Phobia – An extreme or irrational fear of simple things.
I once heard, that if animals were able to vocalise themselves in human speech, they would still be incomprehensible, due to the referential context points that animals use as a basis for life, being so vastly different to that which humans communally use.
That being said, my notebook has a somewhat bestial quality to it, a thought that is penned to papered is hardly decodable merely minutes after being expressed.
One of the few understandable things I have gleaned from my own notebook, is that I have a uniquely unprecedented fears of certain phenomenon that I painstakingly note “for posterity”.
Lack of Individualism.
Treading on untrodden snow is a singular joyful feeling which I seldom have the chance to partake.
However, the knowledge that the meteorological gods don’t smile at me, doesn’t get me down, nearly as much as knowing that every second I live and breathe on this planet, the one thing I truly know with any sense of certainty, my own self and by extension my brain, can hardly act independently the to history of time of other existences.
I have no unique thoughts.
As a culmination of thoughts, traits, experiences and physiognomy, I am unique and there is no other. But singular thoughts, I can only presume to have none, with such odds stacked against me.

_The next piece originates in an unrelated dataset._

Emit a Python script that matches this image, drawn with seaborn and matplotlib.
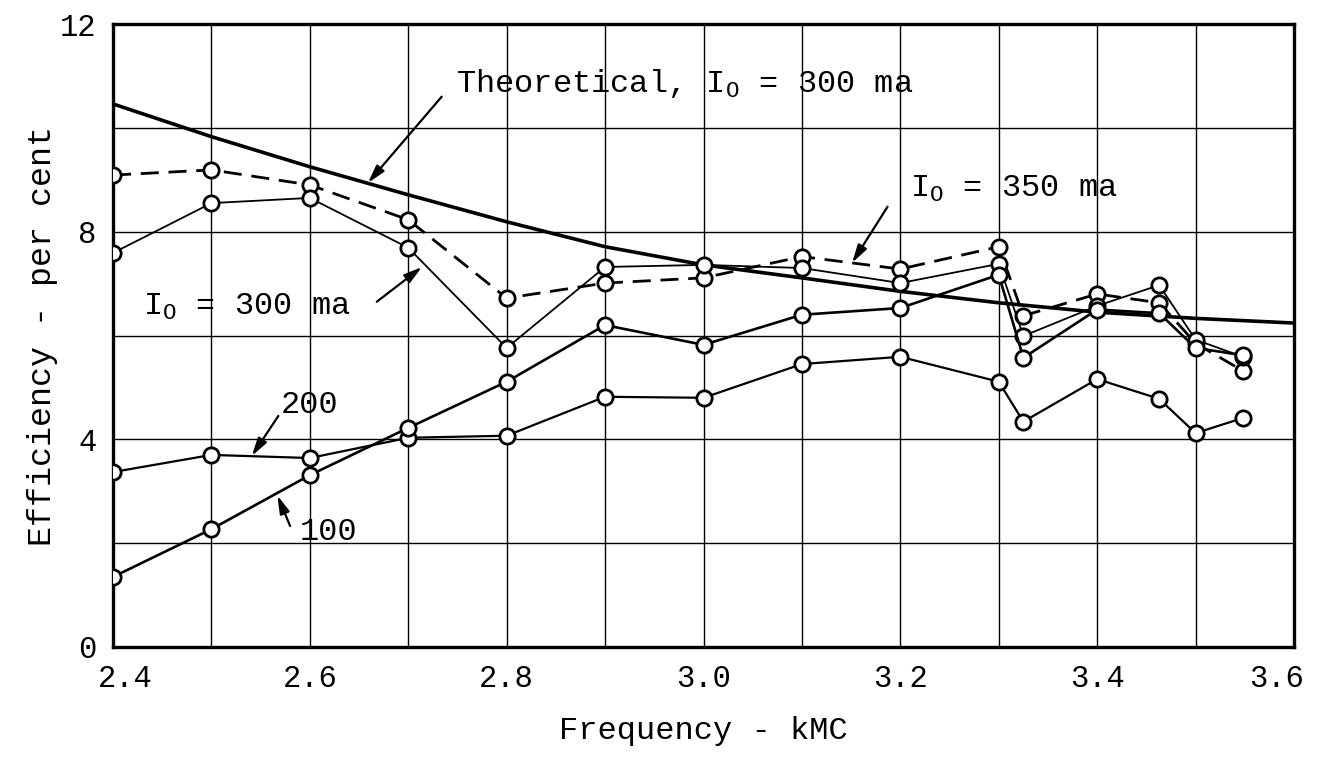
import numpy as np
import pandas as pd
import matplotlib
matplotlib.use("Agg")
import matplotlib.pyplot as plt
import matplotlib.transforms as mtransforms
from matplotlib.ticker import MultipleLocator, FixedLocator
import seaborn as sns

# Frequency (kMC) and efficiency (per cent) readings
freq_theory = [2.4, 2.5, 2.6, 2.7, 2.8, 2.9, 3.0, 3.1, 3.2, 3.3, 3.4, 3.5, 3.6]
eff_theory = [10.46, 9.83, 9.25, 8.71, 8.19, 7.71, 7.36, 7.11, 6.85, 6.63, 6.45, 6.33, 6.24]

freq_meas = [2.4, 2.5, 2.6, 2.7, 2.8, 2.9, 3.0, 3.1, 3.2, 3.3, 3.325, 3.4, 3.463, 3.5, 3.548]
eff_350 = [9.09, 9.19, 8.90, 8.23, 6.72, 7.01, 7.11, 7.52, 7.28, 7.71, 6.38, 6.80, 6.63, 5.85, 5.32]
eff_300 = [7.59, 8.55, 8.65, 7.69, 5.76, 7.32, 7.36, 7.30, 7.01, 7.38, 5.99, 6.57, 6.97, 5.92, 5.59]
eff_200 = [3.37, 3.70, 3.64, 4.03, 4.07, 4.82, 4.80, 5.45, 5.59, 5.11, 4.34, 5.16, 4.78, 4.12, 4.41]
eff_100 = [1.35, 2.27, 3.31, 4.22, 5.11, 6.20, 5.82, 6.40, 6.53, 7.17, 5.57, 6.50, 6.43, 5.76, 5.62]

x_ticks = [2.4, 2.6, 2.8, 3.0, 3.2, 3.4, 3.6]
x_tick_labels = ["2.4", "2.6", "2.8", "3.0", "3.2", "3.4", "3.6"]
y_ticks = [0, 4, 8, 12]
y_tick_labels = ["0", "4", "8", "12"]

sns.set_theme(style="white")
FONT = "Liberation Mono"
plt.rcParams["font.family"] = [FONT, "DejaVu Sans Mono"]
plt.rcParams["mathtext.fontset"] = "custom"
plt.rcParams["mathtext.rm"] = FONT
plt.rcParams["mathtext.it"] = FONT

fig = plt.figure(figsize=(13.21, 7.58), dpi=100)
ax = fig.add_axes([113 / 1321, 111 / 758, 1181 / 1321, 623 / 758])

# grid every 0.1 kMC and every 2 per cent
ax.set_xlim(2.4, 3.6)
ax.set_ylim(0, 12)
ax.xaxis.set_major_locator(FixedLocator(x_ticks))
ax.xaxis.set_minor_locator(MultipleLocator(0.1))
ax.yaxis.set_major_locator(FixedLocator(y_ticks))
ax.yaxis.set_minor_locator(MultipleLocator(2))
ax.grid(True, which="both", color="black", linewidth=1.0)
ax.set_axisbelow(True)
ax.set_xticklabels(x_tick_labels)
ax.set_yticklabels(y_tick_labels)
ax.tick_params(which="both", length=0, labelsize=22, colors="black")
ax.tick_params(axis="x", pad=12)
ax.tick_params(axis="y", pad=12)
for s in ax.spines.values():
    s.set_visible(True)
    s.set_color("black")
    s.set_linewidth(2.4)

# nudge the end labels inward so they clear the frame corners
xlabels = ax.get_xticklabels()
xlabels[0].set_transform(xlabels[0].get_transform() +
                         mtransforms.ScaledTranslation(12 / 100, 0, fig.dpi_scale_trans))
xlabels[-1].set_transform(xlabels[-1].get_transform() +
                          mtransforms.ScaledTranslation(-18 / 100, 0, fig.dpi_scale_trans))

mk = dict(marker="o", markersize=11, markerfacecolor="white",
          markeredgecolor="black", markeredgewidth=2.0)

# theoretical curve
sns.lineplot(x=freq_theory, y=eff_theory, ax=ax, color="black", linewidth=2.6,
             legend=False, zorder=3)

# measured curves
series = [
    (eff_350, dict(linewidth=2.0, linestyle=(0, (6.5, 3.5)))),
    (eff_300, dict(linewidth=1.3, linestyle="-")),
    (eff_200, dict(linewidth=1.6, linestyle="-")),
    (eff_100, dict(linewidth=1.9, linestyle="-")),
]
for vals, style in series:
    df = pd.DataFrame({"freq": freq_meas, "eff": vals})
    sns.lineplot(data=df, x="freq", y="eff", ax=ax, color="black",
                 legend=False, zorder=4, **style, **mk)

ax.set_xlabel("Frequency - kMC", fontsize=23, color="black", labelpad=16)
ax.set_ylabel("Efficiency - per cent", fontsize=24, color="black", labelpad=1)

arrow = dict(arrowstyle="-|>,head_length=0.9,head_width=0.25", color="black",
             lw=1.6, shrinkA=0, shrinkB=0)
tk = dict(fontsize=23, color="black")

ax.text(2.749, 10.69, r"Theoretical, I$_{\mathrm{O}}$ = 300 ma", ha="left", va="baseline", **tk)
ax.annotate("", xy=(2.659, 8.94), xytext=(2.734, 10.60), arrowprops=arrow)

ax.text(3.210, 8.67, r"I$_{\mathrm{O}}$ = 350 ma", ha="left", va="baseline", **tk)
ax.annotate("", xy=(3.151, 7.40), xytext=(3.187, 8.48), arrowprops=arrow)

ax.text(2.430, 6.40, r"I$_{\mathrm{O}}$ = 300 ma", ha="left", va="baseline", **tk)
ax.annotate("", xy=(2.714, 7.32), xytext=(2.668, 6.65), arrowprops=arrow)

ax.text(2.570, 4.51, "200", ha="left", va="baseline", **tk)
ax.annotate("", xy=(2.541, 3.68), xytext=(2.568, 4.45), arrowprops=arrow)

ax.text(2.590, 2.06, "100", ha="left", va="baseline", **tk)
ax.annotate("", xy=(2.567, 2.92), xytext=(2.580, 2.33), arrowprops=arrow)

fig.savefig("out.png", dpi=100, facecolor="white")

Which leads me onto the depressing thought of there being a day when there is no new music or literature, as all combinations of notes and words have been exhausted.
How dreadful.
Plug sockets changing.
When I was younger and the concept of circuitry was lost on me, I was ‘fraid that one day, all of the plug sockets in the house would change, making my Megadrive completely useless to me.
Every game and film, every song and radio show, everything would be gone last to the obsolescence of cassettes and cartridges, not to be transferred and remember, fondly or otherwise.

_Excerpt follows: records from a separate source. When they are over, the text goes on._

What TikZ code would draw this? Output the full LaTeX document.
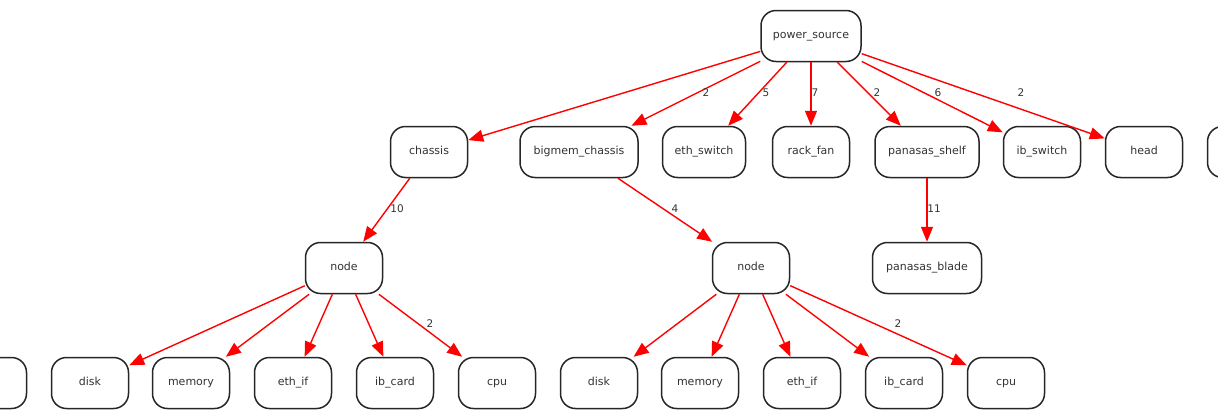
\documentclass[tikz,border=0pt]{standalone}
\usepackage{fontspec}
\setmainfont{DejaVu Sans}
\usetikzlibrary{arrows.meta}
\begin{document}
\begin{tikzpicture}[x=1pt,y=-1pt,
  box/.style={draw=black!85, line width=1.5pt, rounded corners=15pt, minimum height=51pt, minimum width=77pt, inner sep=0pt, text height=8pt, text depth=2.2pt, font=\fontsize{11}{13}\selectfont, text=black!80, fill=white},
  edge/.style={draw=red, line width=1.4pt, -{Triangle[length=15pt,width=12pt]}},
  lbl/.style={font=\fontsize{10.5}{12}\selectfont, text=black!80, inner sep=0pt}]
\clip (0,0) rectangle (1218,410);
\useasboundingbox (0,0) rectangle (1218,410);
% top
\node[box, minimum width=100pt] (ps) at (811,36) {power\_source};
% second row
\node[box] (chassis) at (429,152) {chassis};
\node[box, minimum width=118pt] (bigmem) at (579,152) {bigmem\_chassis};
\node[box, minimum width=83pt] (eths) at (704,152) {eth\_switch};
\node[box] (rackfan) at (811,152) {rack\_fan};
\node[box, minimum width=104pt] (pshelf) at (927,152) {panasas\_shelf};
\node[box] (ibs) at (1042,152) {ib\_switch};
\node[box] (head) at (1144,152) {head};
\node[box] (rpart) at (1246,152) {};
% third row
\node[box] (node1) at (344,268) {node};
\node[box] (node2) at (751,268) {node};
\node[box, minimum width=109pt] (pblade) at (927,268) {panasas\_blade};
% bottom row
\node[box] (lpart) at (-12,383) {};
\node[box] (disk1) at (90,383) {disk};
\node[box] (mem1) at (191,383) {memory};
\node[box] (eth1) at (293,383) {eth\_if};
\node[box] (ib1) at (395,383) {ib\_card};
\node[box] (cpu1) at (497,383) {cpu};
\node[box] (disk2) at (599,383) {disk};
\node[box] (mem2) at (700,383) {memory};
\node[box] (eth2) at (802,383) {eth\_if};
\node[box] (ib2) at (904,383) {ib\_card};
\node[box] (cpu2) at (1006,383) {cpu};
% edges
\draw[edge] (ps) -- (chassis);
\draw[edge] (ps) -- (bigmem);
\draw[edge] (ps) -- (eths);
\draw[edge] (ps) -- (rackfan);
\draw[edge] (ps) -- (pshelf);
\draw[edge] (ps) -- (ibs);
\draw[edge] (ps) -- (head);
\draw[edge] (chassis) -- (node1);
\draw[edge] (bigmem) -- (node2);
\draw[edge] (pshelf) -- (pblade);
\draw[edge] (node1) -- (disk1);
\draw[edge] (node1) -- (mem1);
\draw[edge] (node1) -- (eth1);
\draw[edge] (node1) -- (ib1);
\draw[edge] (node1) -- (cpu1);
\draw[edge] (node2) -- (disk2);
\draw[edge] (node2) -- (mem2);
\draw[edge] (node2) -- (eth2);
\draw[edge] (node2) -- (ib2);
\draw[edge] (node2) -- (cpu2);
% labels
\node[lbl] (l1) at (706,93) {2};
\node[lbl] (l2) at (766,93) {5};
\node[lbl] (l3) at (815,93) {7};
\node[lbl] (l4) at (877,93) {2};
\node[lbl] (l5) at (938,93) {6};
\node[lbl] (l6) at (1021,93) {2};
\node[lbl] (l7) at (397,209) {10};
\node[lbl] (l8) at (675,209) {4};
\node[lbl] (l9) at (934,209) {11};
\node[lbl] (l10) at (430,324) {2};
\node[lbl] (l11) at (898,324) {2};
\end{tikzpicture}
\end{document}
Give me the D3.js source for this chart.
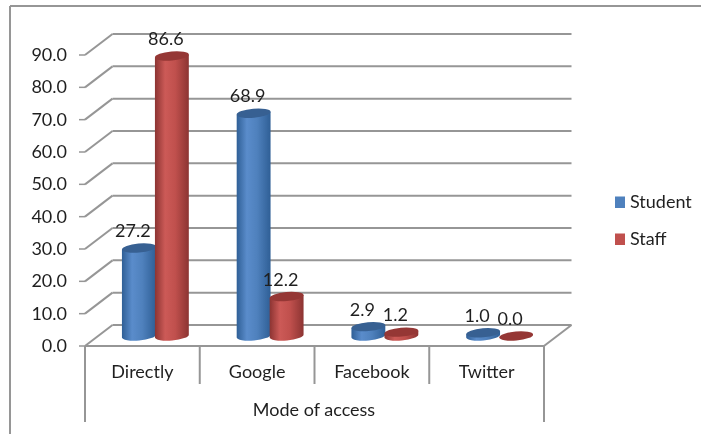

This fear has since been rekindled in the form of modern consoles, as each generation moves closer to closed systems that lack transfer capability and are locked down by those we see as the purveyors of interactive entertainment.
I suppose this is a part of the fear of growing up and maturing a way, as with every change, I feel like we are being pressured into forgetting and shrugging off everything from before, or else be branded a child with automaton-like thinking based on nostalgia and base pleasure alone.
All things that anti-matter.
The final fear that I had and still have from time to time, is the fear of anti-matter entering our galaxy in fairly large quantities.
As many of you might already be aware, when matter meets anti-matter a large amount of energy is released, akin to that of a nuclear bomb but on a greater scale. Our galaxy, the Milky Way has mostly matter, like most of the universe, however it is thought that anti-matter used to fill the universe around the time of the Big Bang, it’s frequent meetings with matter presumably being the reason there is less of it now.
Anti-matter is basically the reverse forms of sub-atomic particles, some of which we have in regular use in our modern lives. The cathode ray tube (CRT) that powers your non-flatscreen television has positron (the positive charged version of an electron) flowing through it, unfortunately, I have never been able to find out why this is able to function without causing problems, hence why I have an interminable fear of these strange particles.
They could be anywhere, at any time ready to collide with me, destroying me completely, beyond even atomic recognition and I would never even know.
It’s so hard to acquire practical information on anti-matter, if a large amount entered the solar system, our entire planet could be wiped out and we would have nothing to counter it at all.
Well, I think that I’m beyond apologies on my thoughts and care even less about reproach.
My own fear of not thinking uniquely leads me to believe that most people experience such ridiculous internal frivolities such as these.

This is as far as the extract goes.